I wrote the book Creating High-Performance Software Development Teams about 15 years ago. It was published by Prentice Hall PTR and did OK in the market. To be honest, it didn’t do well at all. After a few years wallowing in the market, Prentice Hall decided to stop printing the book and pulled it from their inventory. The book reviews were good and the book was being being picked up by software practitioners, professors, and university libraries but the volume simply didn’t satisfy their business goals. In retrospect, I believe the title and the books narrow focus had much to do with it. They granted my rights reversion request and then I tucked the handful of copies I own on my book shelf and moved on.
10 years passed before I picked it up again. As I flipped through the pages, it occurred to me that the material in the book is applicable to many types of companies, projects, and teams, not just software development companies or the leaders of software development teams.

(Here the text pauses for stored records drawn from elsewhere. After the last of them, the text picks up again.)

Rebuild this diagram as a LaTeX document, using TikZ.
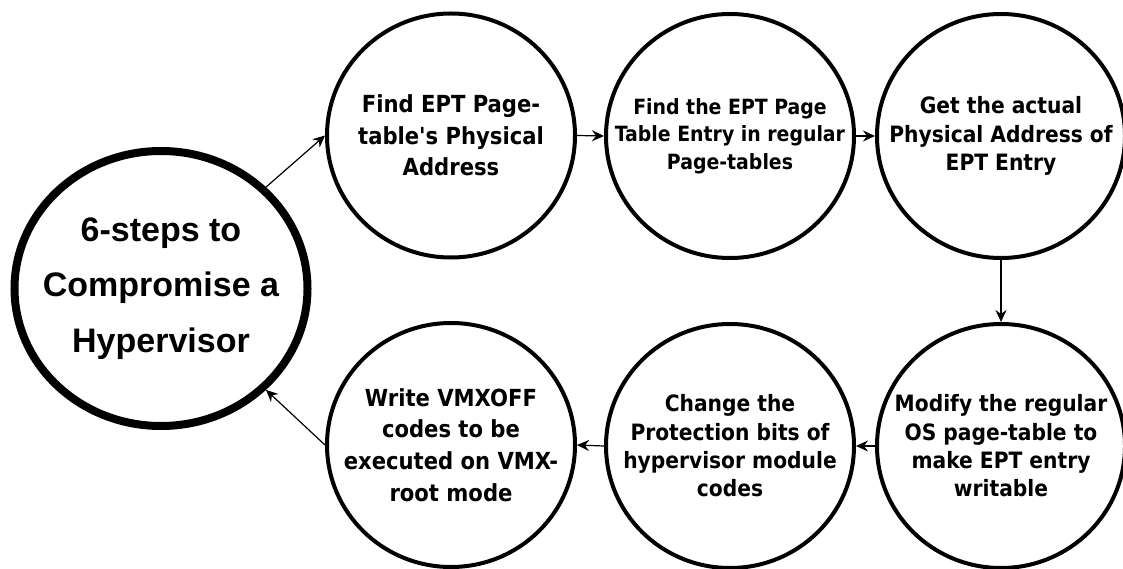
\documentclass[tikz,border=0pt]{standalone}
\usepackage{fontspec}
\setmainfont{Liberation Sans}
\newfontfamily\tah{DejaVu Sans Condensed}
\usetikzlibrary{shapes.geometric,arrows.meta}
\begin{document}
\begin{tikzpicture}[x=1pt,y=-1pt,
  stepnode/.style={ellipse,draw=black,fill=white,line width=4pt,minimum width=248pt,minimum height=244pt,inner sep=0pt},
  bignode/.style={ellipse,draw=black,fill=white,line width=8pt,minimum width=293pt,minimum height=275pt,inner sep=0pt},
  bigtext/.style={align=center,inner sep=0pt,font=\bfseries\fontsize{34}{55.5}\selectfont},
  txtA/.style={align=center,inner sep=0pt,font=\tah\bfseries\fontsize{23.5}{31.7}\selectfont},
  txtB/.style={align=center,inner sep=0pt,font=\tah\bfseries\fontsize{22.5}{28.3}\selectfont},
  txtC/.style={align=center,inner sep=0pt,font=\tah\bfseries\fontsize{21}{27.5}\selectfont},
  flow/.style={line width=1.2pt,-{Stealth[length=12pt,width=11pt,inset=4pt]}}]
\useasboundingbox (0,0) rectangle (1123,569);

\node[bignode,label={[bigtext]center:6-steps to\\Compromise a\\Hypervisor}] (big) at (161,288.5) {};

\node[stepnode,label={[txtA]center:Find EPT Page-\\table's Physical\\Address}] (c1) at (451,135.5) {};
\node[stepnode,label={[txtC]center:Find the EPT Page\\Table Entry in regular\\Page-tables}] (c2) at (730,136) {};
\node[stepnode,label={[txtB]center:Get the actual\\Physical Address of\\EPT Entry}] (c3) at (1001,136) {};
\node[stepnode,label={[txtB]center:Modify the regular\\OS page-table to\\make EPT entry\\writable}] (c6) at (1001,446) {};
\node[stepnode,label={[txtB]center:Change the\\Protection bits of\\hypervisor module\\codes}] (c5) at (730,446) {};
\node[stepnode,label={[txtA]center:Write VMXOFF\\codes to be\\executed on VMX-\\root mode}] (c4) at (451,445) {};

\draw[flow] (big.44) -- (c1.west);
\draw[flow] (c1.east) -- (c2.west);
\draw[flow] (c2.east) -- (c3.west);
\draw[flow] (c3.south) -- (c6.north);
\draw[flow] (c6.west) -- (c5.east);
\draw[flow] (c5.west) -- (c4.east);
\draw[flow] (c4.west) -- (big.-44);
\end{tikzpicture}
\end{document}
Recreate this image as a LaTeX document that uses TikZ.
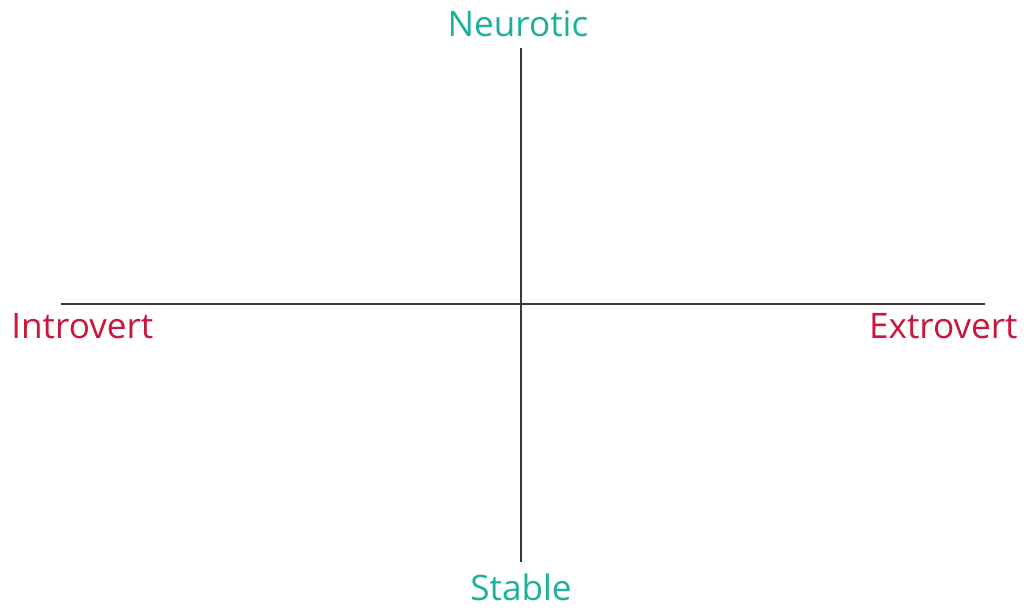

I decided to plot a new course with the book and publish excerpts on topics of interest to anyone in the business of team building and performance management. This post is the first in a series related to creating high-performance teams. I invite you to comment on the post and encourage you to share your personal experiences applying the ideas expressed in this series.
What is high performance?
In business, investors consider companies that consistently score high across a variety of financial metrics such as revenue growth, profitability, price-to-earnings ratio, etc as high performers. On the other hand, Marketers rate companies high performers when they own more of the market than anyone else. Still another constituency, Engineers, might consider a company a high performer when it consistently releases innovative high-quality products. In this post, high performance is defined as meeting or exceeding all of the goals of a project. It is not sufficient to meet or exceed some of the goals. To be a high performer, you must view a project or business goal as a contest that must be won. High performance then is synonymous with winning.
Lessons from drag racing
Years ago, I attended a drag race for the first time at a well-known drag strip in a small New Hampshire town about half way between Manchester and Hampton off of Route 101. As I stood there waiting for the first race to begin, I could hear the deep and throaty rumble of a Chevy 454 with straight pipes approach. A black 1968 Chevy Camaro SS pulled up to the starting line ready to devour its challenger. I expected a similarly capable beast to join it, but was surprised to see a small unassuming white 1978 Chevy Chevette pull up instead! Clearly someone had made a mistake matching these two cars against each other. They edged up to the start line. They both revved up their engines ready to spring forward. And then something that I didn’t expect happened; the Chevette was given the green light and the Camaro was held at the line! Ah, a handicap! Now it all made sense.
The Chevette rolled forward straining under full throttle to get as far down the track as possible before the black beast was unleashed to chase it down. The crowd was cheering-on the little car that could. When the Chevette made it about three-quarters of the way down the quarter mile track, the Camaro was unleashed. It roared down the track like a crazed dog chasing after a passing car. The crowd went wild. For the crowd, it was a classic battle of good versus evil, of little guy against big guy, of underdog against favorite. In a final burst of effort, the Chevette edged over the finish line just before the Camaro.
In the end, it didn’t matter that the Camaro had a bigger engine with more horsepower than its challenger. Despite that advantage, it lost the race. Wait a minute, you might say, it was held back at the start line until the Chevette was nearly to the finish line! Didn’t, the Chevette have an unfair advantage? Business is much like that race; the biggest and the fastest don’t always win. For that race, each driver had a singular goal: to win. Like that race, whether you win or lose, i.e., whether or not you are a high performer, in business is ultimately determined by whether or not you meet or exceed your goals.
If you consistently achieve your goals over time, you are viewed as a high performer. On the other hand, if you consistently fail to achieve them over time you are viewed as a low performer. It’s that simple, enough said.